Têm relações de pais com filhos do tipo Satélite, também. Enche-se as crias de cuidado, de proteção, de zelo, tudo ao excesso. Tirando delas mesmas a possibilidade de experimentarem a vida, com tudo que vem no pacote de viver. É como se os pais quisesse viver pelos filhos, ou afastar deles todas as barreiras que a vida lhes impõe. Pais assim são crueis para o casamento de seus filhos. Quando sentem-se que perderam seus planetas, nos quais orbitavam, para outras pessoas que "roubaram o coração dos filhos". Aí passam a exigir visitas periódicas, atenção e cuidado, como se entregassem a fatura pelos "anos que lhes dediquei a vida". E fazem chantagem emocional com os filhos, na vã tentativa de mantê-los por perto, afinal toda a vida desses pais passou a ser vivida em função deles, no desempenho do papel extremado de pais. Até o namoro, de um para com o outro, foi esquecido nas gavetas do coração, visto que eles tornaram-se satélites da vida dos filhos.

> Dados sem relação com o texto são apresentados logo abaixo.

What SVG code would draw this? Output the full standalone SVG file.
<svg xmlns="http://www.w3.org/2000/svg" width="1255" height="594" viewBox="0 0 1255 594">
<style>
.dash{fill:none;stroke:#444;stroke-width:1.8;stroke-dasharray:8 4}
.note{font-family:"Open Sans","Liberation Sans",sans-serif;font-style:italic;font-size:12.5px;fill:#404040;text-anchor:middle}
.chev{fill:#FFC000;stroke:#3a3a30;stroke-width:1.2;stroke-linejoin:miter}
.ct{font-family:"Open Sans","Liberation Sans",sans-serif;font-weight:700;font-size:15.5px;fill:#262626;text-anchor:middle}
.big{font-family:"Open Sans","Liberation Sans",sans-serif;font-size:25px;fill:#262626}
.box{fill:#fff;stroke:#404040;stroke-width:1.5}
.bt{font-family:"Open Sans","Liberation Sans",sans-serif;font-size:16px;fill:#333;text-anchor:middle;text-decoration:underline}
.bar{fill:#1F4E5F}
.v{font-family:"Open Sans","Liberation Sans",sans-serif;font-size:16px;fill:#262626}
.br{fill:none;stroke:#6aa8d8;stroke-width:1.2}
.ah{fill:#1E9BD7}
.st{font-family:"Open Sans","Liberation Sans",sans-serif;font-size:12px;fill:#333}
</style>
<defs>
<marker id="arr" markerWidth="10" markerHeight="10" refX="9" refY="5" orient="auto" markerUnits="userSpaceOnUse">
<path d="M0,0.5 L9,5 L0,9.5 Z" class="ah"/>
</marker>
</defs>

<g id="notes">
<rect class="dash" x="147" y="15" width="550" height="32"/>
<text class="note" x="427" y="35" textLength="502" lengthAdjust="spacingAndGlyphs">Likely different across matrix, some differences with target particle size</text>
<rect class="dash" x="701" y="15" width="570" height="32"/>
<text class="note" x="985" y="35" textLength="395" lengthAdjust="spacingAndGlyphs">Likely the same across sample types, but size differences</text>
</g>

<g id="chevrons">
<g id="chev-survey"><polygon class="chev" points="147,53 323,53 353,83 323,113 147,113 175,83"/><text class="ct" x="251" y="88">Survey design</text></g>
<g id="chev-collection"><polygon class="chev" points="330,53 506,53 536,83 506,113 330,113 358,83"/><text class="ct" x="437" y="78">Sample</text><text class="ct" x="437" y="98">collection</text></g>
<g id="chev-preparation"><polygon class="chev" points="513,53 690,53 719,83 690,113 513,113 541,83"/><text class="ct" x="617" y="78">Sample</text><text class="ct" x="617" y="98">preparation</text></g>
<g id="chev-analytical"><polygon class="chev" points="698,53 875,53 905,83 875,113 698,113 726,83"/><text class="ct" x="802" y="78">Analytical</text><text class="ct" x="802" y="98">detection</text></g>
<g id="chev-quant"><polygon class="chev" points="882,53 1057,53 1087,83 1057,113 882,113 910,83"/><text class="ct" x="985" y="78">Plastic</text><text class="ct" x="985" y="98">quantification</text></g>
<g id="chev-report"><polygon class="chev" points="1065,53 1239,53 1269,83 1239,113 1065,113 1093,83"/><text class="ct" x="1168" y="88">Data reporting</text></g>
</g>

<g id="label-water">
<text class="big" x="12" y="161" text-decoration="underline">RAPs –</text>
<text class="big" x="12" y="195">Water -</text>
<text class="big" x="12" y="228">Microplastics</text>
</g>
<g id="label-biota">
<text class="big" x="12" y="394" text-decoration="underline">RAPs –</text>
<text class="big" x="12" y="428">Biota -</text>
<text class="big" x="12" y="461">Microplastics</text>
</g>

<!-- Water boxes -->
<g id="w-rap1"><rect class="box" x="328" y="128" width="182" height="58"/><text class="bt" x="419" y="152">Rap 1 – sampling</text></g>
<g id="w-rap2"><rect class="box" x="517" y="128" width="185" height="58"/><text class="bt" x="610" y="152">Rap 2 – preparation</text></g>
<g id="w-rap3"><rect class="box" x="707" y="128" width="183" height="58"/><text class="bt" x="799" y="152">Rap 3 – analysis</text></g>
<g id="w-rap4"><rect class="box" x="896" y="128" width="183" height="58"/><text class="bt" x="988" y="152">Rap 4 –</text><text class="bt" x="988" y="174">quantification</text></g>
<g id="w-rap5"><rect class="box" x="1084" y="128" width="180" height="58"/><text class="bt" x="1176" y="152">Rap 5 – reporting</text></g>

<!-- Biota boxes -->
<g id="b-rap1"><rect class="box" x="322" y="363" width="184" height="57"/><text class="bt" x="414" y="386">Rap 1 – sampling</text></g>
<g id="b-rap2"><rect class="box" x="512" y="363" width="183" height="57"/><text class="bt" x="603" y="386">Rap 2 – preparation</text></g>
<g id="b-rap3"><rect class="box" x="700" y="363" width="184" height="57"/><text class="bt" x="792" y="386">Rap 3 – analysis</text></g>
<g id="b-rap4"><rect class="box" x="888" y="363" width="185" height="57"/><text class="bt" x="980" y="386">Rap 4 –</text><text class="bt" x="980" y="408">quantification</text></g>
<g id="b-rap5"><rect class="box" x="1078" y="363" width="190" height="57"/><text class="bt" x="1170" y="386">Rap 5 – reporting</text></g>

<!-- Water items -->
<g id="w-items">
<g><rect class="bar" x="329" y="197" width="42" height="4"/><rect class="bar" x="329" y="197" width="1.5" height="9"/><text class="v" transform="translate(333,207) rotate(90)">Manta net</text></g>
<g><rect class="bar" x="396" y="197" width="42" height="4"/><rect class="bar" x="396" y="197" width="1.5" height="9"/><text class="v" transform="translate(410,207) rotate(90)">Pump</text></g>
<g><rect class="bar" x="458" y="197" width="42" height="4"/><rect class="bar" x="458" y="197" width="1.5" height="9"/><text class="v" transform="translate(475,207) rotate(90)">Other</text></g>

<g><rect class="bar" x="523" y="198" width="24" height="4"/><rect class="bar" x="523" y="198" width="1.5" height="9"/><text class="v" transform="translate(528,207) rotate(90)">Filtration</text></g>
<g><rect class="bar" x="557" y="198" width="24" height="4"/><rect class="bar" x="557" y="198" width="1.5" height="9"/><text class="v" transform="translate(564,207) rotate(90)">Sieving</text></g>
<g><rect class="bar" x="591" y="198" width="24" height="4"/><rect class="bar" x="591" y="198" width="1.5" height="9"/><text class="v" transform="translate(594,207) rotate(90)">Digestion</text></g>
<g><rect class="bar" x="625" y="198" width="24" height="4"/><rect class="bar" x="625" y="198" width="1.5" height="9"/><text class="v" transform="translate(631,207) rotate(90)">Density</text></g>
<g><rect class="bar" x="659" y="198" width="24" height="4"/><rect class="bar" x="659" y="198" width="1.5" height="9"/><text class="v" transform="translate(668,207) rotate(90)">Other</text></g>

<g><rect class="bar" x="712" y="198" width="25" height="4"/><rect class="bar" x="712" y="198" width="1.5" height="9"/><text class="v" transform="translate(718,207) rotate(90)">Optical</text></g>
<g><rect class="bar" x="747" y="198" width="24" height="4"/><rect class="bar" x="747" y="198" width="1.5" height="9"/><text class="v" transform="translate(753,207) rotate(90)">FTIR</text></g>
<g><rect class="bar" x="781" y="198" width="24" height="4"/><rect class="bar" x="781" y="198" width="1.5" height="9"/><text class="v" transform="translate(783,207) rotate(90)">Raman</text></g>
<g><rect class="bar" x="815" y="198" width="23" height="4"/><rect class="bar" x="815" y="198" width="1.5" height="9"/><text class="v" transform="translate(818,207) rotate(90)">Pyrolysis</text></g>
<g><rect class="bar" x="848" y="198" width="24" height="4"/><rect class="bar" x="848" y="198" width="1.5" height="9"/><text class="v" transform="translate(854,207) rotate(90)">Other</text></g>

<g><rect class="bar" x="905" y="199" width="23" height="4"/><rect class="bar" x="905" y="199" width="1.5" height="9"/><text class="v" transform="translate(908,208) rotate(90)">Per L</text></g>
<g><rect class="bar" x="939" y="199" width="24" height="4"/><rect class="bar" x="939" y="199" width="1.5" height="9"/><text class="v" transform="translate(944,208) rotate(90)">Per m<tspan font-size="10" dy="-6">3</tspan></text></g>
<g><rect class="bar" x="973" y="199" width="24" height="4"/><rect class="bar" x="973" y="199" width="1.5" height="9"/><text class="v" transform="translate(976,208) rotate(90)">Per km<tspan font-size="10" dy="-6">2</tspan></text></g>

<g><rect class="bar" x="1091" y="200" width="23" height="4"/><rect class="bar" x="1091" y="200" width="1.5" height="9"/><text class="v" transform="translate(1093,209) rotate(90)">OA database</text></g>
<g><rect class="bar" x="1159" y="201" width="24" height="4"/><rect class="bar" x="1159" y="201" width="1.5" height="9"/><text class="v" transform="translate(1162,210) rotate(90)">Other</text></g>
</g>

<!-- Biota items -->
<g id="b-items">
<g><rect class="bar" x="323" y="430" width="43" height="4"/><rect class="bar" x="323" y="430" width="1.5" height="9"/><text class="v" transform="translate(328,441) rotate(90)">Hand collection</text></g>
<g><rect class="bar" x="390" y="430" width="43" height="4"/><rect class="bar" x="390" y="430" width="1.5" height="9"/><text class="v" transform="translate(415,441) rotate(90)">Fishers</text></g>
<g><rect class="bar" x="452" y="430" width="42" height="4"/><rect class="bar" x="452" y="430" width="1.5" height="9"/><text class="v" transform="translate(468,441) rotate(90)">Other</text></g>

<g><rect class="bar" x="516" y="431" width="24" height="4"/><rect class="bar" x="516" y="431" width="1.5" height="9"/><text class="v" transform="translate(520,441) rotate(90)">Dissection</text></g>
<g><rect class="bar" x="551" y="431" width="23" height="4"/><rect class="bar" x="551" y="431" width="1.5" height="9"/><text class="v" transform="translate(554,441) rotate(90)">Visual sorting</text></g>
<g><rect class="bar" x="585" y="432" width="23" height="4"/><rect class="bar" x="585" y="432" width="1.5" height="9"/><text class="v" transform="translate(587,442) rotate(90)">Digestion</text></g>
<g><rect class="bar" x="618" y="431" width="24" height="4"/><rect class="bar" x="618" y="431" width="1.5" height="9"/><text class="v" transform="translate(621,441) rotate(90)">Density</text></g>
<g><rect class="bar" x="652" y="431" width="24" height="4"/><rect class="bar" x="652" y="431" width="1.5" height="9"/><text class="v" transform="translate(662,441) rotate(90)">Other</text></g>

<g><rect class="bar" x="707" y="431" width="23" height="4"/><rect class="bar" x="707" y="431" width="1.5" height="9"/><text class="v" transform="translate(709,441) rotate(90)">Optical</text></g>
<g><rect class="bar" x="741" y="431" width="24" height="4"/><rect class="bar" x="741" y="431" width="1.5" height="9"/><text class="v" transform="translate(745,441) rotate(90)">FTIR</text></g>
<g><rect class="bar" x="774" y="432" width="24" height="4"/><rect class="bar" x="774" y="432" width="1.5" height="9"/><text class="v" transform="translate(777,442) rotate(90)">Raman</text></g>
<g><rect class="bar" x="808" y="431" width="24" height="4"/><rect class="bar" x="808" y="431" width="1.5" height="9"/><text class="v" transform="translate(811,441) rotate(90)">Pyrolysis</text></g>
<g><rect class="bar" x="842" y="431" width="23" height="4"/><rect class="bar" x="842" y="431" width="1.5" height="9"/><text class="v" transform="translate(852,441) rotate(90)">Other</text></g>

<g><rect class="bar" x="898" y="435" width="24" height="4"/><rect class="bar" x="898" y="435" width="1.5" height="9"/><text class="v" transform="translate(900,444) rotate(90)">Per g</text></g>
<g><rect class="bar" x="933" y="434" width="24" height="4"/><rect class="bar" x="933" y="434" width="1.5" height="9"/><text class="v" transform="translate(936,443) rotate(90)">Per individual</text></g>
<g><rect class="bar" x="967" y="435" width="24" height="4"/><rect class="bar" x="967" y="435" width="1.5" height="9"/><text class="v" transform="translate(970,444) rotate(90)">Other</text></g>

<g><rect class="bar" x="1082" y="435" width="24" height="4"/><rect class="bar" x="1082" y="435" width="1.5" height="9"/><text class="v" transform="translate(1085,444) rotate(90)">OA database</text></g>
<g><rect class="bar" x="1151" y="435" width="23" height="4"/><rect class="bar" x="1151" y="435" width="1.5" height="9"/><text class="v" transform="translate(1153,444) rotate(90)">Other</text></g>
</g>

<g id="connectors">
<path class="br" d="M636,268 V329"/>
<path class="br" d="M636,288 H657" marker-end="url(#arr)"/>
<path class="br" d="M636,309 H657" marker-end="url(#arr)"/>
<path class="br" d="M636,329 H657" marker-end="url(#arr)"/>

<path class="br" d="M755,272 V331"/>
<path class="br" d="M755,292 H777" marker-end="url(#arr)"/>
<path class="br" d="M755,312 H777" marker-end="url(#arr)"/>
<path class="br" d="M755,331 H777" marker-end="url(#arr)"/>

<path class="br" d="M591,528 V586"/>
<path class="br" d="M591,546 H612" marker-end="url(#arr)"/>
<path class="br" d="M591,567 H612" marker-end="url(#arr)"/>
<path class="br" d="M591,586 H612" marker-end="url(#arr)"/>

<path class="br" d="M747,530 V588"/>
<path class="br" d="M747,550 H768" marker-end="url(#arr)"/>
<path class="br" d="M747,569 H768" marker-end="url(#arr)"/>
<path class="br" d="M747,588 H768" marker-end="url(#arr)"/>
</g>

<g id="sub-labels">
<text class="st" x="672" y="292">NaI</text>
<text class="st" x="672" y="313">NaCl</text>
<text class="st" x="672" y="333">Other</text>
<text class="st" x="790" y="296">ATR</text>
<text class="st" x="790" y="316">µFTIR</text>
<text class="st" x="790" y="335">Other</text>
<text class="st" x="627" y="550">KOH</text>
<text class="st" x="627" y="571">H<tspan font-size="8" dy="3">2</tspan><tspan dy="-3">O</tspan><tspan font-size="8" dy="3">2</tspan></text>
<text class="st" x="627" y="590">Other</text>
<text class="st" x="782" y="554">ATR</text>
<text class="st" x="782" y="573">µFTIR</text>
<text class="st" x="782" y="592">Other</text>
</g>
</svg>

Aprendi, neste um ano a me planetizar. Não quero mais ser satélite de nada. Nem de trabalho, nem de filhos, nem de vida afetiva, nem do próprio tempo, com suas marcações de coisas a fazer.

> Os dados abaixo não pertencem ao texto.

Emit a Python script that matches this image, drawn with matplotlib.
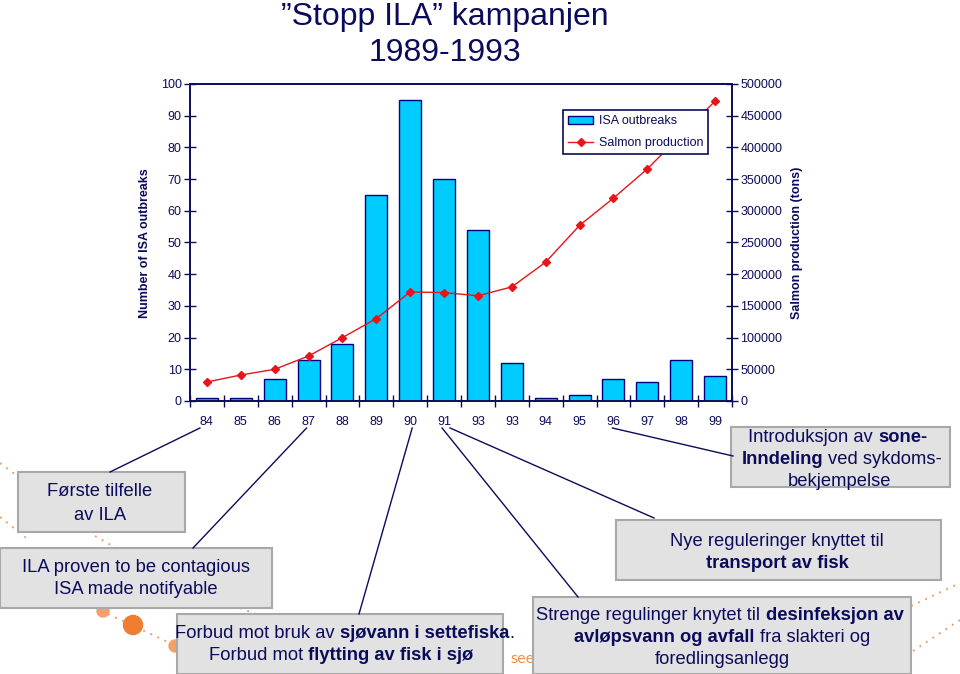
import matplotlib
matplotlib.use("Agg")
import matplotlib.pyplot as plt
from matplotlib.patches import Rectangle, Circle, Patch
from matplotlib.lines import Line2D

plt.rcParams['font.family'] = ['Liberation Sans', 'DejaVu Sans']

# data
years = ['84', '85', '86', '87', '88', '89', '90', '91', '93', '93',
         '94', '95', '96', '97', '98', '99']
isa_outbreaks = [1, 1, 7, 13, 18, 65, 95, 70, 54, 12, 1, 2, 7, 6, 13, 8]
salmon_tons = [30000, 41000, 50000, 71000, 100000, 130000, 172000, 171000,
               166000, 180000, 219000, 277000, 320000, 366000, 420000, 473000]

NAVY = '#0b0b5c'
W, H = 960, 674

fig = plt.figure(figsize=(9.6, 6.74), dpi=100)
ax = fig.add_axes([190 / W, 1 - 401 / H, 542 / W, 317 / H])
ax2 = ax.twinx()

x = list(range(len(years)))
ax.bar(x, isa_outbreaks, width=0.65, color='#00ccff', edgecolor='#000080',
       linewidth=1, zorder=2)
ax2.plot(x, salmon_tons, color='#e8141a', lw=1, marker='D', markersize=4.5,
         zorder=3)

ax.set_xlim(-0.5, len(years) - 0.5)
ax.set_ylim(0, 100)
ax.set_yticks(range(0, 101, 10))
ax2.set_ylim(0, 500000)
ax2.set_yticks(range(0, 500001, 50000))
ax2.set_yticklabels([str(v) for v in range(0, 500001, 50000)])

# boundaries as major ticks, labels at the bar centres
ax.set_xticks([i - 0.5 for i in range(len(years) + 1)])
ax.set_xticklabels([])
ax.set_xticks(x, minor=True)
ax.set_xticklabels(years, minor=True)
ax.tick_params(axis='x', which='minor', length=0, pad=11)
ax.tick_params(axis='x', which='major', direction='inout', length=8,
               color=NAVY, width=1)
ax.tick_params(axis='y', direction='inout', length=8, color=NAVY, width=1,
               pad=2)
ax2.tick_params(axis='y', direction='inout', length=8, color=NAVY, width=1,
                pad=2)
for a in (ax, ax2):
    for lab in a.get_xticklabels(minor=True) + a.get_yticklabels():
        lab.set_color(NAVY)
        lab.set_fontsize(9)
    for s in a.spines.values():
        s.set_color(NAVY)
        s.set_linewidth(1.2)

handles = [Patch(facecolor='#00ccff', edgecolor='#000080'),
           Line2D([], [], color='#e8141a', lw=1, marker='D', markersize=4.5)]
leg = ax2.legend(handles, ['ISA outbreaks', 'Salmon production'],
                 loc='upper left', bbox_to_anchor=(563 / W, 1 - 110 / H),
                 bbox_transform=fig.transFigure, borderaxespad=0,
                 fancybox=False, edgecolor=NAVY, framealpha=1, fontsize=9,
                 handlelength=2.0, handleheight=0.6, handletextpad=0.45,
                 borderpad=0.4, labelspacing=0.8)
leg.get_frame().set_linewidth(1.2)
for t in leg.get_texts():
    t.set_color(NAVY)

fig.text(145 / W, 1 - 243 / H, 'Number of ISA outbreaks', rotation=90,
         ha='center', va='center', fontsize=9, fontweight='bold', color=NAVY)
fig.text(797 / W, 1 - 243 / H, 'Salmon production (tons)', rotation=90,
         ha='center', va='center', fontsize=9, fontweight='bold', color=NAVY)

fig.text(445 / W, 1 - 17 / H, '\u201dStopp ILA\u201d kampanjen', ha='center',
         va='center', fontsize=23, color=NAVY)
fig.text(445 / W, 1 - 53 / H, '1989-1993', ha='center', va='center',
         fontsize=23, color=NAVY)

# overlay in pixel coordinates for the slide annotations
ov = fig.add_axes([0, 0, 1, 1], zorder=10)
ov.set_xlim(0, W)
ov.set_ylim(H, 0)
ov.axis('off')
ov.patch.set_alpha(0)

ORANGE = '#ef7d32'
# decorative dotted lines and dots from the slide background
for (x0, y0, x1, y1) in [(0, 463, 20, 478), (0, 517, 30, 541),
                         (95, 536, 118, 549), (108, 614, 170, 643),
                         (240, 608, 256, 614), (911, 606, 960, 583),
                         (913, 651, 960, 620)]:
    ov.plot([x0, x1], [y0, y1], ls=(0, (1, 3)), color='#eba070', lw=1.4,
            zorder=1)
ov.add_patch(Circle((103, 611), 6, color='#f3a06a', zorder=1))
ov.add_patch(Circle((133, 625), 9.5, color=ORANGE, zorder=1))
ov.add_patch(Circle((175, 646), 6, color='#f3a06a', zorder=1))
ov.text(510, 659, 'see', fontsize=10, color='#e8904a', va='center',
        ha='left', family='DejaVu Sans', zorder=1)

boxes = [(18, 472, 185, 532), (0, 548, 272, 608), (177, 614, 503, 674),
         (731, 427, 950, 487), (616, 520, 941, 580), (533, 597, 911, 674)]
for (x0, y0, x1, y1) in boxes:
    ov.add_patch(Rectangle((x0, y0), x1 - x0, y1 - y0, facecolor='#e2e2e2',
                           edgecolor='#a8a8a8', lw=1.5, zorder=2))

# connector lines from the year labels to the boxes
def cat_px(i):
    return ax.transData.transform((i, 0))[0]

for i, dx, (ex, ey) in [(0, -7, (110, 472)), (3, -2, (193, 548)),
                        (6, 2, (359, 614)), (7, -2, (578, 597)),
                        (7, 6, (654, 518)), (12, -1, (733, 456))]:
    ov.plot([cat_px(i) + dx, ex], [428, ey], color=NAVY, lw=1, zorder=3)

renderer = fig.canvas.get_renderer()
SIZE = 13.2


def width_of(s, bold, size):
    t = ov.text(0, 0, s, fontsize=size,
                fontweight='bold' if bold else 'normal')
    w = t.get_window_extent(renderer).width
    t.remove()
    return w


def rich_line(cx, cy, segments, size=SIZE):
    # a segment starting with punctuation is glued to the one before it
    space = width_of('a a', False, size) - width_of('aa', False, size)
    widths = [width_of(s, b, size) for s, b in segments]
    gaps = [0 if s[0] in '.,' else space for s, b in segments[1:]]
    total = sum(widths) + sum(gaps)
    xpos = cx - total / 2
    for k, ((s, b), w) in enumerate(zip(segments, widths)):
        if k > 0:
            xpos += gaps[k - 1]
        ov.text(xpos, cy, s, fontsize=size,
                fontweight='bold' if b else 'normal', color=NAVY,
                ha='left', va='center', zorder=4)
        xpos += w


lines = [
    (100, 492, [('Første tilfelle', False)]),
    (100, 515, [('av ILA', False)]),
    (136, 568, [('ILA proven to be contagious', False)]),
    (136, 590, [('ISA made notifyable', False)]),
    (345, 633, [('Forbud mot bruk av', False), ('sjøvann i settefiska', True),
                ('.', False)]),
    (341, 656, [('Forbud mot', False), ('flytting av fisk i sjø', True)]),
    (838, 437, [('Introduksjon av', False), ('sone-', True)]),
    (842, 459, [('Inndeling', True), ('ved sykdoms-', False)]),
    (840, 482, [('bekjempelse', False)]),
    (777, 541, [('Nye reguleringer knyttet til', False)]),
    (777, 563, [('transport av fisk', True)]),
    (720, 615, [('Strenge regulinger knytet til', False),
                ('desinfeksjon av', True)]),
    (722, 637, [('avløpsvann og avfall', True), ('fra slakteri og', False)]),
    (722, 660, [('foredlingsanlegg', False)]),
]
for cx, cy, segs in lines:
    rich_line(cx, cy, segs)

fig.savefig('out.png', dpi=100)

Aprender a ter luz própria, a voar para outras paisagens, a redescobrir interesses, a aventurar pelos limites e fronteiras dos sete mares, sem medo dos dragões que foram plotados nos mapas de oceanos desconhecidos.

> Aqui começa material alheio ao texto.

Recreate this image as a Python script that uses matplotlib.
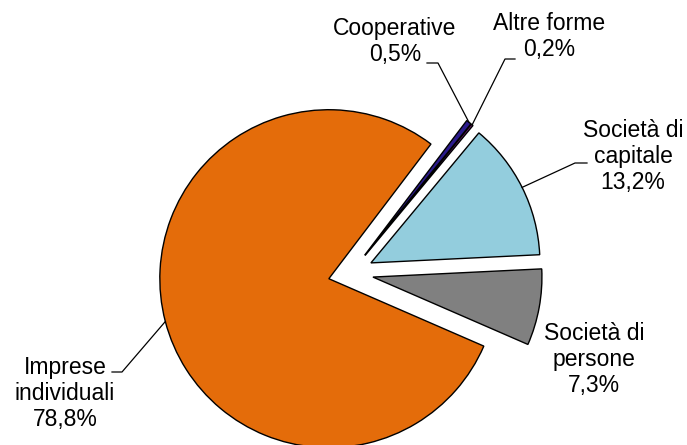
import numpy as np
import matplotlib
matplotlib.use("Agg")
import matplotlib.pyplot as plt

plt.rcParams['font.family'] = ['Liberation Sans', 'DejaVu Sans']

# dati (ordine antiorario a partire dalla fetta grigia)
categorie = ["Società di\npersone", "Società di\ncapitale", "Altre forme", "Cooperative", "Imprese\nindividuali"]
quote = [7.3, 13.2, 0.2, 0.5, 78.8]
etichette_pct = ["7,3%", "13,2%", "0,2%", "0,5%", "78,8%"]
colori = ["#808080", "#93CDDD", "#7A1F7A", "#2B1A8C", "#E46C0A"]

W, H = 687, 445
fig = plt.figure(figsize=(W / 100, H / 100), dpi=100)
ax = fig.add_axes([0, 0, 1, 1])

centro = (350.7, H - 273)
raggio = 169
stacco = 22.6
inizio = -23.5

wedges, _ = ax.pie(quote, colors=colori, startangle=inizio, counterclock=True,
                   explode=[stacco] * len(quote), radius=raggio, center=centro,
                   wedgeprops=dict(edgecolor='black', linewidth=1.0),
                   frame=True)
ax.set_xlim(0, W)
ax.set_ylim(0, H)
ax.set_aspect('equal')
ax.axis('off')


def ancora(w):
    # punto sul bordo della fetta, a metà dell'arco
    t = np.deg2rad((w.theta1 + w.theta2) / 2)
    cx, cy = w.center
    return cx + w.r * np.cos(t), cy + w.r * np.sin(t)


# posizione delle etichette (pixel dall'alto) e punto di gomito della linea guida
pos_testo = [(594, 359.5), (633, 156.5), (549, 36.5), (395, 41.5), (65, 393.5)]
gomito = [None, [(587, 163), (575, 163)], [(515, 59), (505, 59)],
          [(427, 63), (438, 63)], [(112, 372), (122, 372)]]

for w, cat, pct, (tx, ty), gm in zip(wedges, categorie, etichette_pct, pos_testo, gomito):
    ax.text(tx, H - ty, cat + "\n" + pct, ha='center', va='center',
            fontsize=16.5, linespacing=1.15, color='black')
    if gm is not None:
        ax_, ay_ = ancora(w)
        xs = [gm[0][0], gm[1][0], ax_]
        ys = [H - gm[0][1], H - gm[1][1], ay_]
        ax.plot(xs, ys, color='black', linewidth=0.9)

fig.savefig("out.png", dpi=100)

Toda relação Satélite x Planeta anula um dos dois. Ninguém quer isso. Nenhum planeta quer isso de seu Satélite, falando do ponto de vista comportamental, emocional, e não astronômico.
Pergunte a uma mulher, que tem um satélite babão ao lado dela, e louco de paixão, se ela pediu isso. Aquele dedicação doentia e excessiva, a ponto de seu amado perder-se dele mesmo, dos gostos, interesses e outras vocações, para "cultuá-la e servi-la". Ela não pediu. Relações boas são entre planetas, pois juntos formam uma constelação. E, ambos estão inteiros, luminosos e com órbita própria, mesmo que combinada. Para que possam oscilar pertinho, um do outro, a um abraço de distancia.
Pergunte aos filhos de pais excessivamente cuidadosos se eles querem isso. Se eles querem que os pais devotem a própria vida a eles. Esquecendo-se do papel de marido e mulher, por exemplo. Ou de tantos outros papeis que a paternidade e maternidade vividas de forma dependente exclui de sentido. Eles não querem suas vidas invadidas pelos seus pais. E até seus casamentos.
E por aí vai.
Então, um ano após minha aposentadoria, e num ano no qual vivi outros desligamentos, ou acoplagens, descobri que o principal aprendizado é o de planetizar a existência.
Ninguém, nada, ou nenhuma coisa, merece que você, ou eu, passe o dia gravitando em torno dela, excluindo qualquer outra possibilidade de sentido.
Precisamos reaprender a ser Planeta nas mais diversas relações que travamos com a vida. Ser Planeta é ousar cultivar autonomias e luz própria, mesmo que em alguns momentos gere medo do desconhecido, da ausência daquela força que nos plugava a ela e nos dava uma falsa sensação de segurança.
Ser Planeta é perder o medo de abandonar-se no vazio de si mesmo, enfrentando seus próprios monstros, crenças e hábitos limitantes.
Ser planeta é entender que toda a força que nos prende, de forma doentia, a algo um dia cessará. E, não poderemos, na ausência dela, ficar ricocheteando na atmosfera, ou incendiando, como Satélites quando caem em Planetas.
Então, caros amigos, aprendi que é urgente planetizar tudo em meu viver. E é o que venho fazendo nestes doze meses. Com dias melhores, dias piores. Com idas e vindas. Mas, num crescendo em busca do que gosto, sou e quero. Às vezes da medo, o medo da liberdade de quem sempre viveu e aprendeu a comportar-se nas gaiolas que orbitam planetaas. Mas, é medo fraquim, sem sustança, embora metido a besta, e logo passa, é só continuar desafiando os limites na busca por si mesmo, reais ou imaginários.
E isto é uma coisa que tem me mobilizado a redesenhar outros esboços de mim mesmo, que estão sempre inacabados. Desenhos de planetas possíveis.
Então, por que não fazer aquela tatuagem um dia querida, aprender a dançar, velejar, ou um hobbie do tipo cervejeiro, curtir abestagens e estranhices, nadificar o tempo, aprender novos conhecimentos, permitir-se novas aventuras, se levar para passear, namorar bastante, festar a vida, participar de um outros grupos sociais, conhecer novas culturas, lugares, pessoas? Deixando de orbitar sob algo, ou alguma coisa, e criando sua própria trajetória, sem a força danosa da gravidade existencial, por melhor que seja exercida pelo outro, ou algo, em nosso viver?
A isto chamo de planetizar a existência, tu vem comigo?